● Written request
Starting from the top of the material, restate each line exactly until the line that contains "X_TICKS = [2000, 2020, 2040, 2060, 2080, 2100]", which is also copied. Pictures are excluded.

● Data extract
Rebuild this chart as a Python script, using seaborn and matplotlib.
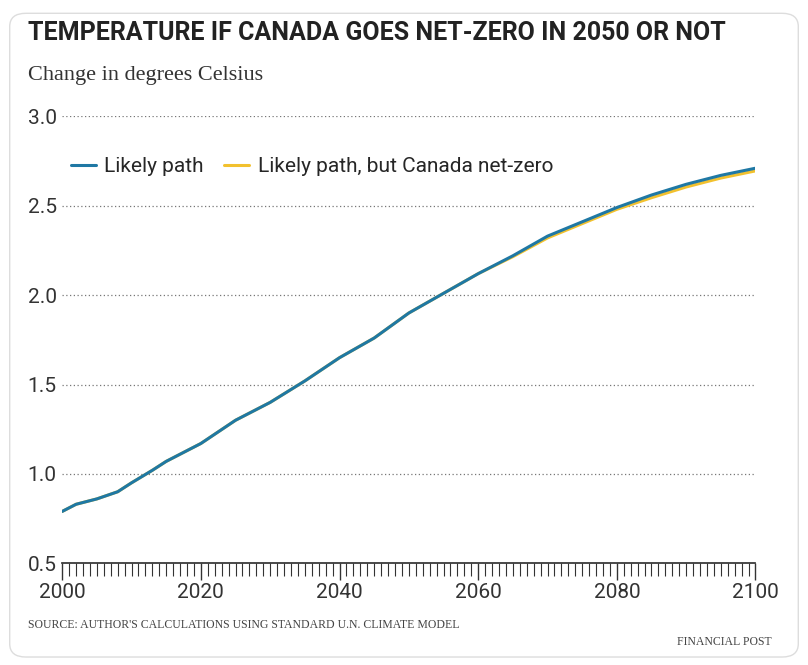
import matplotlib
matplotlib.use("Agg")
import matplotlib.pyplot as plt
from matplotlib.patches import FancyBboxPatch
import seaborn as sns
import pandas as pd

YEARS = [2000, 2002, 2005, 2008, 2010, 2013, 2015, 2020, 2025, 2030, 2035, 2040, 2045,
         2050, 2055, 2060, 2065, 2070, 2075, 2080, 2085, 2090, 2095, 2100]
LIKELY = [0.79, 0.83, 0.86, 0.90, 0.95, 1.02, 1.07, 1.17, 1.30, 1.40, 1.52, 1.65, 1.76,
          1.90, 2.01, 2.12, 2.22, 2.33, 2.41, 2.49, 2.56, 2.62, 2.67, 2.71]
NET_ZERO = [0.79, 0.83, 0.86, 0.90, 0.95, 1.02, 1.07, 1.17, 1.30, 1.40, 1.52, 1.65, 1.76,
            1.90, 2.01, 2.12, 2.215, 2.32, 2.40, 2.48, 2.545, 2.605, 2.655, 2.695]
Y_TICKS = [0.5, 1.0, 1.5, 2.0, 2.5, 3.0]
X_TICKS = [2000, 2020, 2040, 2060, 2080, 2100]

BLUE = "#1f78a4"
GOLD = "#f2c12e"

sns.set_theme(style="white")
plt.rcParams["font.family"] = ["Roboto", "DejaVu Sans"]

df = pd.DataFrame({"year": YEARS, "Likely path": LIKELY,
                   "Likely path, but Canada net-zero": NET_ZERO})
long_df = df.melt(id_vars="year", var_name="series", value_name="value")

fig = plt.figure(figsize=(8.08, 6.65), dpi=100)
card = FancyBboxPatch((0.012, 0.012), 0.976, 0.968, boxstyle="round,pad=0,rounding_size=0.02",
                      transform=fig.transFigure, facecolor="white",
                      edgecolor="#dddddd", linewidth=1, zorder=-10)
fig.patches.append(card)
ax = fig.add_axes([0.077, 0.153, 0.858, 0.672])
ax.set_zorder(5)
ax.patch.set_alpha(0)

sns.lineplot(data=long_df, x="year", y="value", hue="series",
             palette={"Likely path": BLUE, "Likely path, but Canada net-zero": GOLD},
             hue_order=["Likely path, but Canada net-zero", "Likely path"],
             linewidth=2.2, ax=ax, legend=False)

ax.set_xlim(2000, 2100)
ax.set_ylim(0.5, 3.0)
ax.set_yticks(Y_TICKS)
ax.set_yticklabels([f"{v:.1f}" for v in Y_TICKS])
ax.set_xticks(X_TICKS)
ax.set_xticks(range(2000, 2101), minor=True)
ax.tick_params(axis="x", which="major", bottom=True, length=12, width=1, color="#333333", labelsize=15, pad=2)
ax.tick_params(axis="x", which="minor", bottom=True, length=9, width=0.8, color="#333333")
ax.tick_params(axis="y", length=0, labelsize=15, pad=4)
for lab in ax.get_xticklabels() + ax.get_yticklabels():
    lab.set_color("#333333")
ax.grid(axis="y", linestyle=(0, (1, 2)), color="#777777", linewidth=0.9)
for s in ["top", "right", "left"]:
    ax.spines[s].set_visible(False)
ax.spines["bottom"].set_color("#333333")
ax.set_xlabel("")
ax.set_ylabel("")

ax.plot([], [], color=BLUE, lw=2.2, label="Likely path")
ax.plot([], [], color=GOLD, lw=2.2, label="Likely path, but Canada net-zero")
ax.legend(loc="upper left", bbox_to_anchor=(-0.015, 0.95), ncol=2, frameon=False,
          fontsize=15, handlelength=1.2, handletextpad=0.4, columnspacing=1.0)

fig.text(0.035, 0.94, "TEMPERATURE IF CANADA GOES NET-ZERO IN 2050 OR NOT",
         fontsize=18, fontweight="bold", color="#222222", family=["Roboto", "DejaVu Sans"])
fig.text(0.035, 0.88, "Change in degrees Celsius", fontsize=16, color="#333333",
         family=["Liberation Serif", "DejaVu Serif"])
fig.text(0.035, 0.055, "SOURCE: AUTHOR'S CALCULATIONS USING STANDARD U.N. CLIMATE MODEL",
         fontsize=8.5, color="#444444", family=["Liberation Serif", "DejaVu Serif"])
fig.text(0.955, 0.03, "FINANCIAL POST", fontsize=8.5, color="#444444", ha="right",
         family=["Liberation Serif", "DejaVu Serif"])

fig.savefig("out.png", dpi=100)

● Complete response
Rebuild this chart as a Python script, using seaborn and matplotlib.
import matplotlib
matplotlib.use("Agg")
import matplotlib.pyplot as plt
from matplotlib.patches import FancyBboxPatch
import seaborn as sns
import pandas as pd

YEARS = [2000, 2002, 2005, 2008, 2010, 2013, 2015, 2020, 2025, 2030, 2035, 2040, 2045,
         2050, 2055, 2060, 2065, 2070, 2075, 2080, 2085, 2090, 2095, 2100]
LIKELY = [0.79, 0.83, 0.86, 0.90, 0.95, 1.02, 1.07, 1.17, 1.30, 1.40, 1.52, 1.65, 1.76,
          1.90, 2.01, 2.12, 2.22, 2.33, 2.41, 2.49, 2.56, 2.62, 2.67, 2.71]
NET_ZERO = [0.79, 0.83, 0.86, 0.90, 0.95, 1.02, 1.07, 1.17, 1.30, 1.40, 1.52, 1.65, 1.76,
            1.90, 2.01, 2.12, 2.215, 2.32, 2.40, 2.48, 2.545, 2.605, 2.655, 2.695]
Y_TICKS = [0.5, 1.0, 1.5, 2.0, 2.5, 3.0]
X_TICKS = [2000, 2020, 2040, 2060, 2080, 2100]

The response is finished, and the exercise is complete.